● **TASK**:
Every line of the listing must be reproduced as it stands. Leave the images behind.

● **DATASET CONTENT**:
# # #

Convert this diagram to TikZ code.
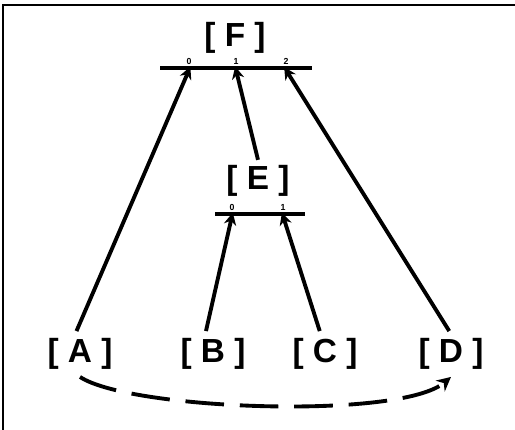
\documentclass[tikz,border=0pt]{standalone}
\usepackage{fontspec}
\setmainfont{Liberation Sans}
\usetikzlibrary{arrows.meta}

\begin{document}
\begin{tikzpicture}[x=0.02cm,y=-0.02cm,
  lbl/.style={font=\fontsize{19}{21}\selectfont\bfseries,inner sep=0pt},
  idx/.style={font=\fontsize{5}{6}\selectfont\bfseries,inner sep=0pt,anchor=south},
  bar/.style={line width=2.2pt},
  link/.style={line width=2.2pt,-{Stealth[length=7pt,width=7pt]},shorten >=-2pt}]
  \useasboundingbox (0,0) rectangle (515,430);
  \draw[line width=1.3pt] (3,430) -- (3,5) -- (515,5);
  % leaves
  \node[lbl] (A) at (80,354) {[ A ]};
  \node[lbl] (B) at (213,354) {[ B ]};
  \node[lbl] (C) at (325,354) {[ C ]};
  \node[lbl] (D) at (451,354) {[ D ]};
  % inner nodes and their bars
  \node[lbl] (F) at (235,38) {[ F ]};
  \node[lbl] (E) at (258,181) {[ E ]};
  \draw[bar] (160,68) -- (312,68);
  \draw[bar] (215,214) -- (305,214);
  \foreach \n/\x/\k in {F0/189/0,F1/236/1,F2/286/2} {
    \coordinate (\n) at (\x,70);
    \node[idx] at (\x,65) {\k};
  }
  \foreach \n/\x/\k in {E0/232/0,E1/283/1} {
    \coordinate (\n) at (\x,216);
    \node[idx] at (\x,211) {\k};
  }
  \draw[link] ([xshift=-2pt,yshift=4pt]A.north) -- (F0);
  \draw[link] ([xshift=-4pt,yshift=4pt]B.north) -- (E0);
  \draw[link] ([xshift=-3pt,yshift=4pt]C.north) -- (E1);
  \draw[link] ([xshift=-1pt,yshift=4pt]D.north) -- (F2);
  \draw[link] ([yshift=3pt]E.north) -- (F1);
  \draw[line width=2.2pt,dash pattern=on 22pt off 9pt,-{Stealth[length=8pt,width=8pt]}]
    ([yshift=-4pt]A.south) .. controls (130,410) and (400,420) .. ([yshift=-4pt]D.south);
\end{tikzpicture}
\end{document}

# # #

● **FULL OUTPUT**:
Convert this diagram to TikZ code.
\documentclass[tikz,border=0pt]{standalone}
\usepackage{fontspec}
\setmainfont{Liberation Sans}
\usetikzlibrary{arrows.meta}

\begin{document}
\begin{tikzpicture}[x=0.02cm,y=-0.02cm,
  lbl/.style={font=\fontsize{19}{21}\selectfont\bfseries,inner sep=0pt},
  idx/.style={font=\fontsize{5}{6}\selectfont\bfseries,inner sep=0pt,anchor=south},
  bar/.style={line width=2.2pt},
  link/.style={line width=2.2pt,-{Stealth[length=7pt,width=7pt]},shorten >=-2pt}]
  \useasboundingbox (0,0) rectangle (515,430);
  \draw[line width=1.3pt] (3,430) -- (3,5) -- (515,5);
  % leaves
  \node[lbl] (A) at (80,354) {[ A ]};
  \node[lbl] (B) at (213,354) {[ B ]};
  \node[lbl] (C) at (325,354) {[ C ]};
  \node[lbl] (D) at (451,354) {[ D ]};
  % inner nodes and their bars
  \node[lbl] (F) at (235,38) {[ F ]};
  \node[lbl] (E) at (258,181) {[ E ]};
  \draw[bar] (160,68) -- (312,68);
  \draw[bar] (215,214) -- (305,214);
  \foreach \n/\x/\k in {F0/189/0,F1/236/1,F2/286/2} {
    \coordinate (\n) at (\x,70);
    \node[idx] at (\x,65) {\k};
  }
  \foreach \n/\x/\k in {E0/232/0,E1/283/1} {
    \coordinate (\n) at (\x,216);
    \node[idx] at (\x,211) {\k};
  }
  \draw[link] ([xshift=-2pt,yshift=4pt]A.north) -- (F0);
  \draw[link] ([xshift=-4pt,yshift=4pt]B.north) -- (E0);
  \draw[link] ([xshift=-3pt,yshift=4pt]C.north) -- (E1);
  \draw[link] ([xshift=-1pt,yshift=4pt]D.north) -- (F2);
  \draw[link] ([yshift=3pt]E.north) -- (F1);
  \draw[line width=2.2pt,dash pattern=on 22pt off 9pt,-{Stealth[length=8pt,width=8pt]}]
    ([yshift=-4pt]A.south) .. controls (130,410) and (400,420) .. ([yshift=-4pt]D.south);
\end{tikzpicture}
\end{document}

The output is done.